The decision to largely exclude certain modes of thinking from the epic - such as that of Paul Levinson, or Alan Watts - raises questions. Is their absence a deliberate choice, a reflection of their perceived incompatibility with the project's core themes? Or is it merely a practical limitation, a constraint imposed by the collaborative process? Similarly, the blending of certain modes, such as the merging of HERMES with THOTH, or GINSBERG with JOHN SINCLAIR/KEROUAC, while potentially enriching, also risks a loss of nuance and distinctiveness. It prompts the question: can a truly comprehensive understanding emerge from such a synthesis, or does it inevitably lead to a simplification, a reduction of complex ideas to a series of interchangeable symbols? It is clear that this method has been chosen, and adhered to.
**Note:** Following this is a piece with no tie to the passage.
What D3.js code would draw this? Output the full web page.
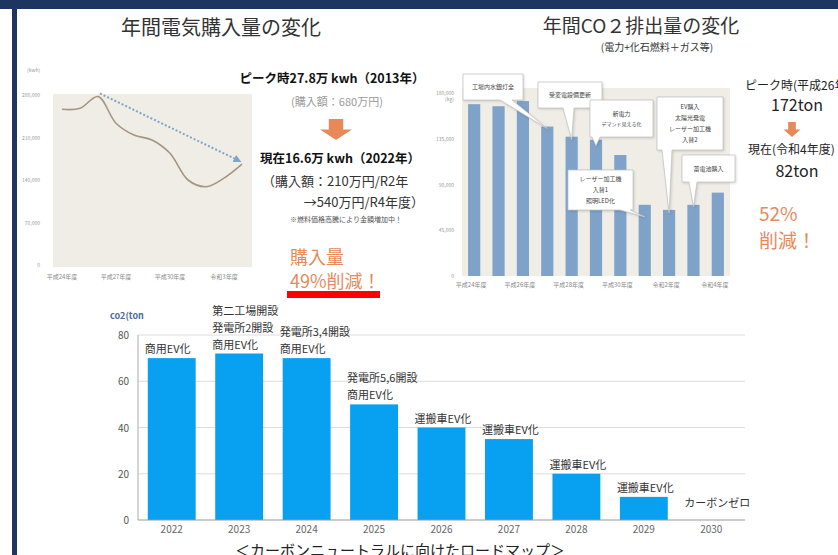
<!DOCTYPE html>
<html>
<head>
<meta charset="utf-8">
<script src="https://cdn.jsdelivr.net/npm/d3@7"></script>
<style>
  body { margin: 0; background: #fff; }
  svg { display: block; font-family: "Noto Sans CJK JP", "Noto Sans", sans-serif; }
</style>
</head>
<body>
<div id="slide"></div>
<script>
// electricity purchase (kwh), H24 .. R4
const elecYears = ["平成24年度", "平成25年度", "平成26年度", "平成27年度", "平成28年度", "平成29年度",
                   "平成30年度", "令和元年度", "令和2年度", "令和3年度", "令和4年度"];
const elecValues = [256500, 258000, 277500, 233500, 214000, 206000, 184000, 140000, 129000, 143000, 166000];
const elecTicks = [0, 70000, 140000, 210000, 280000];

// CO2 emission (kg), H24 .. R4
const co2Years = elecYears;
const co2Values = [169000, 167000, 172000, 147000, 137000, 134000, 119000, 70000, 65000, 70000, 82000];
const co2Ticks = [0, 45000, 90000, 135000, 180000];
const co2Notes = [
  { bar: 3, lines: ["工場内水銀灯全"] },
  { bar: 4, lines: ["受変電設備更新"] },
  { bar: 5, lines: ["新電力", "デマンド見える化"] },
  { bar: 7, lines: ["レーザー加工機", "入替1", "照明LED化"] },
  { bar: 8, lines: ["EV購入", "太陽光発電", "レーザー加工機", "入替2"] },
  { bar: 9, lines: ["蓄電池購入"] }
];

// roadmap (ton)
const roadYears = ["2022", "2023", "2024", "2025", "2026", "2027", "2028", "2029", "2030"];
const roadValues = [70, 72, 70, 50, 40, 35, 20, 10, 0];
const roadLabels = [
  ["商用EV化"],
  ["第二工場開設", "発電所2開設", "商用EV化"],
  ["発電所3,4開設", "商用EV化"],
  ["発電所5,6開設", "商用EV化"],
  ["運搬車EV化"],
  ["運搬車EV化"],
  ["運搬車EV化"],
  ["運搬車EV化"],
  ["カーボンゼロ"]
];
const roadTicks = [0, 20, 40, 60, 80];

const W = 838, H = 555;
const orange = "#e8895a";

const svg = d3.select("#slide").append("svg")
  .attr("width", W).attr("height", H);

// slide frame
svg.append("rect").attr("x", 0).attr("y", 0).attr("width", W).attr("height", 9).attr("fill", "#1c365f");
svg.append("rect").attr("x", 12).attr("y", 0).attr("width", 5).attr("height", H).attr("fill", "#1c365f");

function downArrow(cx, top, w, h) {
  const sw = w * 0.45, sh = h * 0.5;
  svg.append("path")
    .attr("d", `M${cx - sw / 2},${top} h${sw} v${sh} h${(w - sw) / 2} L${cx},${top + h} L${cx - w / 2},${top + sh} h${(w - sw) / 2} Z`)
    .attr("fill", orange);
}

// ---------- left: electricity line chart ----------
svg.append("text").attr("x", 221).attr("y", 35).attr("text-anchor", "middle")
  .attr("font-size", 20).attr("fill", "#333").text("年間電気購入量の変化");

const xL = d3.scaleLinear().domain([0, elecYears.length - 1]).range([62, 242]);
const yL = d3.scaleLinear().domain([0, 280000]).range([265, 95]);

svg.append("rect").attr("x", 53).attr("y", 94).attr("width", 199).attr("height", 173).attr("fill", "#efede6");

svg.append("text").attr("x", 27).attr("y", 72).attr("font-size", 5).attr("fill", "#999").text("(kwh)");
svg.append("g").selectAll("text").data(elecTicks).join("text")
  .attr("x", 40).attr("y", d => yL(d) + 2).attr("text-anchor", "end")
  .attr("font-size", 5).attr("fill", "#999").text(d => d3.format(",")(d));

svg.append("g").selectAll("text").data(elecYears.filter((d, i) => i % 3 === 0)).join("text")
  .attr("x", (d, i) => xL(i * 3)).attr("y", 279).attr("text-anchor", "middle")
  .attr("font-size", 6).attr("fill", "#888").text(d => d);

svg.append("path").datum(elecValues)
  .attr("d", d3.line().x((d, i) => xL(i)).y(d => yL(d)).curve(d3.curveCatmullRom.alpha(0.5)))
  .attr("fill", "none").attr("stroke", "#a39682").attr("stroke-width", 1.6);

svg.append("defs").append("marker").attr("id", "ah").attr("viewBox", "0 0 10 10")
  .attr("refX", 8).attr("refY", 5).attr("markerWidth", 4).attr("markerHeight", 4).attr("orient", "auto")
  .append("path").attr("d", "M0,0 L10,5 L0,10 Z").attr("fill", "#7fa5c8");
const peakI = elecValues.indexOf(d3.max(elecValues));
const lastI = elecValues.length - 1;
svg.append("line")
  .attr("x1", xL(peakI) + 2).attr("y1", yL(elecValues[peakI]) - 3)
  .attr("x2", xL(lastI) - 2).attr("y2", yL(elecValues[lastI]) - 3)
  .attr("stroke", "#7fa5c8").attr("stroke-width", 2).attr("stroke-dasharray", "2,2")
  .attr("marker-end", "url(#ah)");

const tl = svg.append("g");
tl.append("text").attr("x", 332).attr("y", 83).attr("text-anchor", "middle").attr("font-size", 12.5)
  .attr("font-weight", "bold").attr("fill", "#111").text("ピーク時27.8万 kwh（2013年）");
tl.append("text").attr("x", 337).attr("y", 106).attr("text-anchor", "middle").attr("font-size", 11)
  .attr("fill", "#999").text("(購入額：680万円)");
downArrow(336, 119, 32, 21);
tl.append("text").attr("x", 340).attr("y", 163).attr("text-anchor", "middle").attr("font-size", 12.5)
  .attr("font-weight", "bold").attr("fill", "#111").text("現在16.6万 kwh（2022年）");
tl.append("text").attr("x", 262).attr("y", 186).attr("font-size", 13).attr("fill", "#333")
  .text("（購入額：210万円/R2年");
tl.append("text").attr("x", 424).attr("y", 207).attr("text-anchor", "end").attr("font-size", 13).attr("fill", "#333")
  .text("→540万円/R4年度）");
tl.append("text").attr("x", 346).attr("y", 222).attr("text-anchor", "middle").attr("font-size", 7)
  .attr("fill", "#555").text("※燃料価格高騰により金額増加中！");
tl.append("text").attr("x", 290).attr("y", 264).attr("font-size", 18).attr("fill", orange).text("購入量");
tl.append("text").attr("x", 290).attr("y", 288).attr("font-size", 18).attr("fill", orange).text("49%削減！");
tl.append("rect").attr("x", 287).attr("y", 291).attr("width", 93).attr("height", 7).attr("fill", "#ff0000");

// ---------- right: CO2 bar chart ----------
svg.append("text").attr("x", 641).attr("y", 33).attr("text-anchor", "middle")
  .attr("font-size", 19).attr("fill", "#333").text("年間CO２排出量の変化");
svg.append("text").attr("x", 657).attr("y", 51).attr("text-anchor", "middle")
  .attr("font-size", 10).attr("fill", "#333").text("(電力+化石燃料＋ガス等)");

const xR = d3.scaleBand().domain(d3.range(co2Years.length)).range([462, 730]);
const yR = d3.scaleLinear().domain([0, 180000]).range([276, 93]);
const bw = xR.bandwidth();

svg.append("rect").attr("x", 462).attr("y", 88).attr("width", 268).attr("height", 188).attr("fill", "#efede6");

svg.append("g").selectAll("text").data(co2Ticks).join("text")
  .attr("x", 454).attr("y", d => yR(d) + 2).attr("text-anchor", "end")
  .attr("font-size", 5).attr("fill", "#999").text(d => d3.format(",")(d));
svg.append("text").attr("x", 454).attr("y", 101).attr("text-anchor", "end")
  .attr("font-size", 5).attr("fill", "#999").text("(kg)");

svg.append("g").selectAll("rect").data(co2Values).join("rect")
  .attr("x", (d, i) => xR(i) + bw * 0.25).attr("width", bw * 0.5)
  .attr("y", d => yR(d)).attr("height", d => yR(0) - yR(d))
  .attr("fill", "#7fa2c8");

svg.append("g").selectAll("text").data(co2Years.filter((d, i) => i % 2 === 0)).join("text")
  .attr("x", (d, i) => xR(i * 2) + bw / 2 - 3).attr("y", 287).attr("text-anchor", "middle")
  .attr("font-size", 6).attr("fill", "#888").text(d => d);

// callouts
const noteBoxes = [
  { x: 463, y: 74, w: 60, h: 26, b0: 500, b1: 512, dy: 2 },
  { x: 538, y: 82, w: 64, h: 26, b0: 563, b1: 574, dy: 3 },
  { x: 590, y: 100, w: 63, h: 37, b0: 592, b1: 600, dy: 6 },
  { x: 568, y: 170, w: 65, h: 40, b0: 620, b1: 630, dy: 12 },
  { x: 657, y: 97, w: 66, h: 53, b0: 662, b1: 672, dy: 3 },
  { x: 682, y: 155, w: 53, h: 27, b0: 689, b1: 697, dy: 2 }
];
co2Notes.forEach((n, k) => {
  const b = noteBoxes[k];
  const tx = xR(n.bar) + bw / 2, ty = yR(co2Values[n.bar]) + b.dy;
  const bot = b.y + b.h;
  const g = svg.append("g");
  g.append("path")
    .attr("d", `M${b.x},${b.y} H${b.x + b.w} V${bot} H${b.b1} L${tx},${ty} L${b.b0},${bot} H${b.x} Z`)
    .attr("fill", "#fff").attr("stroke", "#c4c4c4").attr("stroke-width", 0.8)
    .style("filter", "drop-shadow(1px 1px 1px rgba(0,0,0,0.15))");
  const lh = n.lines.length > 2 ? 11 : 10;
  const y0 = b.y + b.h / 2 - (n.lines.length - 1) * lh / 2 + 2;
  g.selectAll("text").data(n.lines).join("text")
    .attr("x", b.x + b.w / 2).attr("y", (d, i) => y0 + i * lh).attr("text-anchor", "middle")
    .attr("font-size", (d, i) => (n.bar === 5 && i === 1) ? 5 : 6).attr("fill", "#444").text(d => d);
});

const tr = svg.append("g");
tr.append("text").attr("x", 745).attr("y", 90).attr("font-size", 12).attr("fill", "#222").text("ピーク時(平成26年度)");
tr.append("text").attr("x", 797).attr("y", 111).attr("text-anchor", "middle").attr("font-size", 16).attr("fill", "#222").text("172ton");
downArrow(792, 122, 17, 15);
tr.append("text").attr("x", 748).attr("y", 154).attr("font-size", 12).attr("fill", "#222").text("現在(令和4年度)");
tr.append("text").attr("x", 797).attr("y", 177).attr("text-anchor", "middle").attr("font-size", 16).attr("fill", "#222").text("82ton");
tr.append("text").attr("x", 759).attr("y", 221).attr("font-size", 19).attr("fill", orange).text("52%");
tr.append("text").attr("x", 759).attr("y", 248).attr("font-size", 19).attr("fill", orange).text("削減！");

// ---------- bottom: roadmap bar chart ----------
const xB = d3.scaleBand().domain(roadYears).range([138, 745]).paddingInner(0.29).paddingOuter(0.145);
const yB = d3.scaleLinear().domain([0, 80]).range([520, 335]);

svg.append("text").attr("x", 110).attr("y", 319).attr("font-size", 9).attr("font-weight", "bold")
  .attr("fill", "#4a6a99").text("co2(ton");

svg.append("g").selectAll("line").data(roadTicks.slice(1)).join("line")
  .attr("x1", 138).attr("x2", 745).attr("y1", d => yB(d)).attr("y2", d => yB(d))
  .attr("stroke", "#dcdcdc").attr("stroke-width", 1);
svg.append("g").selectAll("text").data(roadTicks).join("text")
  .attr("x", 129).attr("y", d => yB(d) + 4).attr("text-anchor", "end")
  .attr("font-size", 10).attr("fill", "#555").text(d => d);

svg.append("g").selectAll("rect").data(roadValues).join("rect")
  .attr("x", (d, i) => xB(roadYears[i])).attr("width", xB.bandwidth())
  .attr("y", d => yB(d)).attr("height", d => yB(0) - yB(d))
  .attr("fill", "#08a0f0");

svg.append("line").attr("x1", 138).attr("x2", 138).attr("y1", yB(80)).attr("y2", yB(0)).attr("stroke", "#aaa");
svg.append("line").attr("x1", 138).attr("x2", 745).attr("y1", yB(0)).attr("y2", yB(0)).attr("stroke", "#999");

svg.append("g").selectAll("text").data(roadYears).join("text")
  .attr("x", d => xB(d) + xB.bandwidth() / 2).attr("y", 533).attr("text-anchor", "middle")
  .attr("font-size", 10).attr("fill", "#666").text(d => d);

roadLabels.forEach((lines, i) => {
  const x0 = xB(roadYears[i]) - 3;
  const base = yB(roadValues[i]) - (roadValues[i] === 0 ? 13 : 5);
  svg.append("g").selectAll("text").data(lines).join("text")
    .attr("x", x0).attr("y", (d, j) => base - (lines.length - 1 - j) * 17)
    .attr("font-size", 11).attr("fill", "#333").text(d => d);
});

svg.append("text").attr("x", 400).attr("y", 556).attr("text-anchor", "middle")
  .attr("font-size", 15).attr("fill", "#222").text("＜カーボンニュートラルに向けたロードマップ＞");
</script>
</body>
</html>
The physical manifestation of the poem, the planned icosahedrons, is perhaps the most intriguing aspect of the project. It suggests a desire to break free from the purely digital, to create a tangible object that embodies the poem's themes of interconnectedness and multidimensionality. This is a physical manifestation of what is a digital object, a poem. Whether this ambitious plan can be successfully realized remains to be seen.

The late addition of a musical element, one assumes, will further affect the meaning of this work.

Ultimately, "TANMOY" is a product of its time – a time of rapid technological advancement, increasing globalization, and profound uncertainty about the future. It's a bold, if at times bewildering, attempt to grapple with the complexities of our age, to synthesize the wisdom of the past with the potential of the future. But it also raises fundamental questions about the role of the human in an increasingly digital world. Can an AI truly be a collaborator in the creation of a "global epic"? Can a poem generated through such a process capture the nuances of human experience, the "Tale of the Tribe"?

"TANMOY" offers no easy answers. It is, as Robert Anton Wilson might say, "a puzzle to be worked on," not a puzzle solved. And perhaps that is its greatest strength. It invites us to engage in the process of meaning-making, to question our assumptions, and to explore the ever-shifting landscape of human consciousness in the age of the machine. The reader is left to wonder whether the "miraculous" voice of a new global epic can ever truly emerge from such a collaboration, or if it remains, like Joyce's "commodius vicus of recirculation," forever caught in a loop of its own making. The question remains whether this is a map, or the territory. Or, neither.